Add or Upgrade Insulation

For existing walls that are empty or poorly insulated, the most practical retrofit is a method called drill and fill. A contractor drills small holes (1 to 2 inches) near the top of each stud cavity, either from inside through the drywall or from outside through the siding. Dense-packed cellulose or fiberglass insulation is then blown in until the cavity is completely filled at the manufacturer’s recommended density. The holes are patched afterward with joint compound and paint on the interior, or with siding repair on the exterior.

Dense packing is important because it does double duty. It slows conductive heat loss through the wall material, and it eliminates the convective looping that happens when air can move freely inside the cavity. A properly dense-packed wall performs significantly better than one filled with loosely placed batts, even if the insulation material is the same. Good installers verify the work with an infrared camera after filling to make sure no cavities were missed, including the small spaces above door headers and below windows that are easy to overlook.

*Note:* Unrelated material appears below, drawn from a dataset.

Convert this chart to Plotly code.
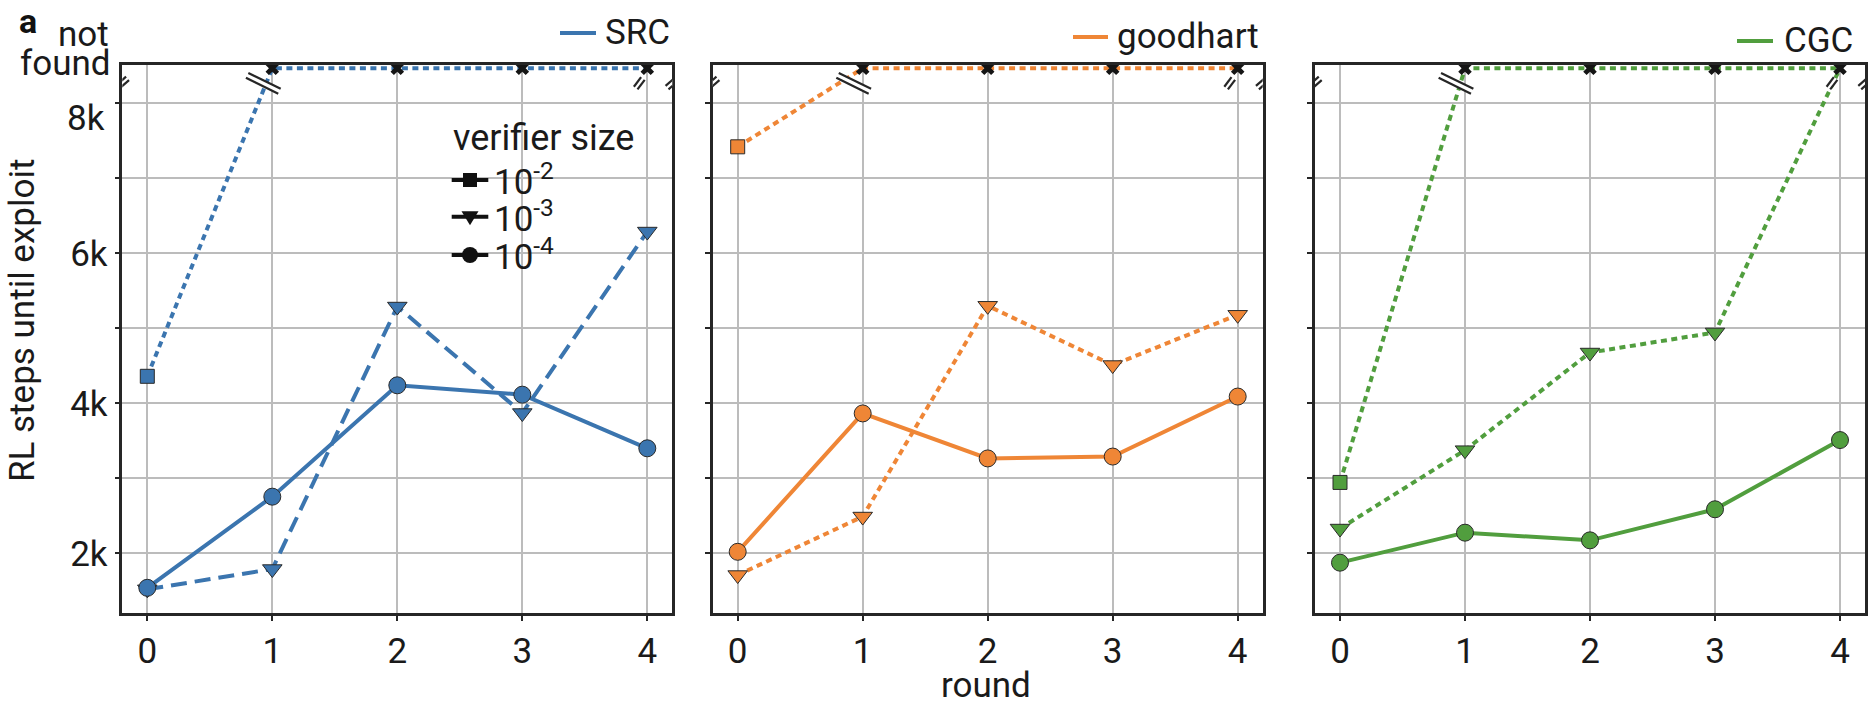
import plotly.graph_objects as go

W, H = 1870, 705

# ---------------- data ----------------
rounds = [0, 1, 2, 3, 4]
methods = ["SRC", "goodhart", "CGC"]
colors = ["#3b75af", "#ef8636", "#519e3e"]
size_labels = ["10<sup>-2</sup>", "10<sup>-3</sup>", "10<sup>-4</sup>"]

# None = exploit "not found"
src_1e2 = [4360, None, None, None, None]
src_1e3 = [1520, 1790, 5290, 3870, 6290]
src_1e4 = [1540, 2755, 4240, 4115, 3400]
goodhart_1e2 = [7420, None, None, None, None]
goodhart_1e3 = [1710, 2490, 5300, 4510, 5180]
goodhart_1e4 = [2020, 3865, 3265, 3290, 4090]
cgc_1e2 = [2945, None, None, None, None]
cgc_1e3 = [2330, 3375, 4677, 4945, None]
cgc_1e4 = [1875, 2275, 2173, 2587, 3510]

y_tickvals = [2000, 3000, 4000, 5000, 6000, 7000, 8000]
y_ticktext = ["2k", "", "4k", "", "6k", "", ""]   # "8k" drawn separately (sits lower in the reference)
x_ticktext = ["0", "1", "2", "3", "4"]

Y_MIN, Y_MAX = 1200, 8511
NOT_FOUND = 8467

panel_series = [
    [src_1e2, src_1e3, src_1e4],
    [goodhart_1e2, goodhart_1e3, goodhart_1e4],
    [cgc_1e2, cgc_1e3, cgc_1e4],
]

# ---------------- styles ----------------
FONT = "Roboto"
FS = 35
TXT = "#1a1a1a"
SPINE = "#262626"
GRID = "#bcbcbc"
symbols = ["square", "triangle-down", "circle"]
msizes = [14, 17, 17]
DOT = "6px,4.5px"
dashes = [
    [DOT, "16px,8px", "solid"],
    [DOT, DOT, "solid"],
    [DOT, DOT, "solid"],
]

x_domains = [(122.3, 672.3), (712.7, 1262.7), (1315.0, 1865.0)]
y_top_px, y_bot_px = 65.0, 613.3


def px(x):
    return x / W


def py(y):
    return 1 - y / H


fig = go.Figure()

for i, series in enumerate(panel_series):
    xa = "x" if i == 0 else f"x{i + 1}"
    ya = "y" if i == 0 else f"y{i + 1}"
    col = colors[i]
    for j, vals in enumerate(series):
        yplot = [v if v is not None else NOT_FOUND for v in vals]
        fig.add_trace(go.Scatter(
            x=rounds, y=yplot, xaxis=xa, yaxis=ya, mode="lines",
            line=dict(color=col, width=4, dash=dashes[i][j]),
            hoverinfo="skip", showlegend=False,
        ))
    for j in [1, 2, 0]:
        vals = series[j]
        xs = [r for r, v in zip(rounds, vals) if v is not None]
        ys = [v for v in vals if v is not None]
        fig.add_trace(go.Scatter(
            x=xs, y=ys, xaxis=xa, yaxis=ya, mode="markers",
            marker=dict(symbol=symbols[j], size=msizes[j], color=col,
                        line=dict(color="#2a2a2a", width=1)),
            showlegend=False,
        ))
    nf_x = sorted({r for vals in series for r, v in zip(rounds, vals) if v is None})
    fig.add_trace(go.Scatter(
        x=nf_x, y=[NOT_FOUND] * len(nf_x), xaxis=xa, yaxis=ya, mode="markers",
        marker=dict(symbol="x", size=12, color="#151515", line=dict(width=0)),
        showlegend=False,
    ))

# ---------------- axes ----------------
layout = dict(
    width=W, height=H, margin=dict(l=0, r=0, t=0, b=0),
    paper_bgcolor="white", plot_bgcolor="white", showlegend=False,
    font=dict(family=FONT, size=FS, color=TXT),
)
for i in range(3):
    xk = "xaxis" if i == 0 else f"xaxis{i + 1}"
    yk = "yaxis" if i == 0 else f"yaxis{i + 1}"
    d0, d1 = x_domains[i]
    layout[xk] = dict(
        domain=[px(d0), px(d1)], range=[-0.2, 4.2], anchor="y" if i == 0 else f"y{i + 1}",
        tickvals=rounds, ticktext=x_ticktext, tickmode="array",
        showline=True, linecolor=SPINE, linewidth=2.5, mirror=True,
        ticks="outside", ticklen=5, tickwidth=2, tickcolor=SPINE,
        showgrid=True, gridcolor=GRID, gridwidth=1.5, zeroline=False,
        tickfont=dict(family=FONT, size=FS, color=TXT), fixedrange=True,
    )
    layout[yk] = dict(
        domain=[py(y_bot_px), py(y_top_px)], range=[Y_MIN, Y_MAX],
        anchor="x" if i == 0 else f"x{i + 1}",
        tickvals=y_tickvals, ticktext=y_ticktext, tickmode="array",
        showticklabels=(i == 0),
        showline=True, linecolor=SPINE, linewidth=2.5, mirror=True,
        ticks="outside", ticklen=5, tickwidth=2, tickcolor=SPINE,
        showgrid=True, gridcolor=GRID, gridwidth=1.5, zeroline=False,
        tickfont=dict(family=FONT, size=FS, color=TXT), fixedrange=True,
    )
fig.update_layout(**layout)

# ---------------- break marks ----------------
shapes = []


def break_mark(xref, yref, xa, ya, cx, cy, ddx, ddy, half, sep, lw=2.2):
    n = (ddx ** 2 + ddy ** 2) ** 0.5
    ux, uy = ddx / n, ddy / n
    nx, ny = -uy, ux
    segs = []
    for k in (-1, 1):
        ox, oy = cx + k * sep / 2 * nx, cy + k * sep / 2 * ny
        segs.append(((ox - half * ux, oy - half * uy), (ox + half * ux, oy + half * uy)))
    common = dict(xref=xref, yref=yref, xsizemode="pixel", ysizemode="pixel",
                  xanchor=xa, yanchor=ya, layer="above")

    def p(pt):
        return f"{pt[0]:.2f},{-pt[1]:.2f}"

    poly = [segs[0][0], segs[0][1], segs[1][1], segs[1][0]]
    shapes.append(dict(type="path", path="M" + " L".join(p(q) for q in poly) + " Z",
                       fillcolor="white", line=dict(width=0), **common))
    for a, b in segs:
        shapes.append(dict(type="path", path=f"M{p(a)} L{p(b)}",
                           line=dict(color=SPINE, width=lw), **common))


for i, series in enumerate(panel_series):
    xref = "x" if i == 0 else f"x{i + 1}"
    yref = "y" if i == 0 else f"y{i + 1}"
    break_mark(xref, yref, -0.2, Y_MAX, 0, 18, 0.75, -0.66, 7, 4.5)
    break_mark(xref, yref, 4.2, Y_MAX, 0, 18, 0.75, -0.66, 7, 4.5)
    trans = sorted({rounds[k] for vals in series for k in range(1, len(vals))
                    if vals[k] is None and vals[k - 1] is not None and k < len(vals) - 1})
    for r in trans:
        break_mark(xref, yref, r, NOT_FOUND, -9, 15, 0.9, 0.44, 18, 5.5)
    break_mark(xref, yref, rounds[-1], NOT_FOUND, -8, 15, 0.6, -0.8, 6, 4.5)

# ---------------- legends (drawn) ----------------
legend_pos = [(560, 596, 603, 33), (1073, 1108, 1115, 37), (1737, 1773, 1782, 41)]
annotations = []
for i, (l0, l1, tx, yy) in enumerate(legend_pos):
    shapes.append(dict(type="line", xref="paper", yref="paper",
                       x0=px(l0), x1=px(l1), y0=py(yy), y1=py(yy),
                       line=dict(color=colors[i], width=4)))
    annotations.append(dict(text=methods[i], x=px(tx), y=py(yy), xref="paper", yref="paper",
                            xanchor="left", yanchor="middle", showarrow=False,
                            font=dict(family=FONT, size=FS, color=TXT)))

vl_x0, vl_x1, vl_tx = 451.7, 488.3, 491.7
vl_title_y = 138
vl_rows = [180, 216.7, 255]
annotations.append(dict(text="verifier size", x=px(vl_x0 - 1), y=py(vl_title_y), xref="paper",
                        yref="paper", xanchor="left", yanchor="middle", showarrow=False,
                        font=dict(family=FONT, size=36, color=TXT)))
mx = (vl_x0 + vl_x1) / 2
for j, yy in enumerate(vl_rows):
    shapes.append(dict(type="line", xref="paper", yref="paper", x0=px(vl_x0), x1=px(vl_x1),
                       y0=py(yy), y1=py(yy), line=dict(color="#111111", width=4)))
    if symbols[j] == "square":
        s = 7
        shapes.append(dict(type="rect", xref="paper", yref="paper", x0=px(mx - s), x1=px(mx + s),
                           y0=py(yy - s), y1=py(yy + s), fillcolor="#111111",
                           line=dict(width=0)))
    elif symbols[j] == "triangle-down":
        shapes.append(dict(type="path", xref="paper", yref="paper",
                           path=f"M{px(mx - 8.5):.5f},{py(yy - 5.5):.5f} L{px(mx + 8.5):.5f},{py(yy - 5.5):.5f} "
                                f"L{px(mx):.5f},{py(yy + 8.5):.5f} Z",
                           fillcolor="#111111", line=dict(width=0)))
    else:
        r = 8
        shapes.append(dict(type="circle", xref="paper", yref="paper", x0=px(mx - r), x1=px(mx + r),
                           y0=py(yy - r), y1=py(yy + r), fillcolor="#111111",
                           line=dict(width=0)))
    annotations.append(dict(text=size_labels[j], x=px(vl_tx), y=py(yy), xref="paper",
                            yref="paper", xanchor="left", yanchor="middle", showarrow=False,
                            font=dict(family=FONT, size=FS, color=TXT)))

extra = [
    dict(text="<b>a</b>", x=px(18), y=1, xanchor="left", yanchor="top", borderpad=0,
         font=dict(family=FONT, size=34, color="#111111")),
    dict(text="not", x=px(111), y=py(35), xanchor="right", yanchor="middle",
         font=dict(family=FONT, size=FS, color=TXT)),
    dict(text="found", x=px(113), y=py(63), xanchor="right", yanchor="middle",
         font=dict(family=FONT, size=FS, color=TXT)),
    dict(text="8k", x=px(107), y=py(118), xanchor="right", yanchor="middle",
         font=dict(family=FONT, size=FS, color=TXT)),
    dict(text="RL steps until exploit", x=px(22), y=py(321), xanchor="center",
         yanchor="middle", textangle=-90, font=dict(family=FONT, size=FS, color=TXT)),
    dict(text="round", x=px(986), y=py(685), xanchor="center", yanchor="middle",
         font=dict(family=FONT, size=FS, color=TXT)),
]
for a in extra:
    a.update(xref="paper", yref="paper", showarrow=False)
annotations += extra

fig.update_layout(shapes=shapes, annotations=annotations)
fig.write_html("out.html")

If you’re planning to replace your siding anyway, that’s an opportunity to add a layer of rigid foam insulation (typically R-5 to R-10) over the exterior sheathing before the new siding goes on. This continuous layer covers the studs as well as the cavities, directly addressing thermal bridging in a way that cavity insulation alone cannot.

Manage Indoor Humidity

While you work on improving the walls themselves, keeping indoor relative humidity in check reduces the risk of condensation on cold surfaces. Running exhaust fans during cooking and showering, and ensuring your dryer vents to the outside, removes the biggest sources of household moisture. In winter, indoor humidity between 30% and 40% is generally low enough to prevent condensation on all but the coldest walls. A simple hygrometer can help you monitor this.

Moving furniture a few inches away from exterior walls also helps by allowing warm room air to circulate against the wall surface, raising its temperature and reducing the chance of hidden moisture buildup behind bookcases and dressers.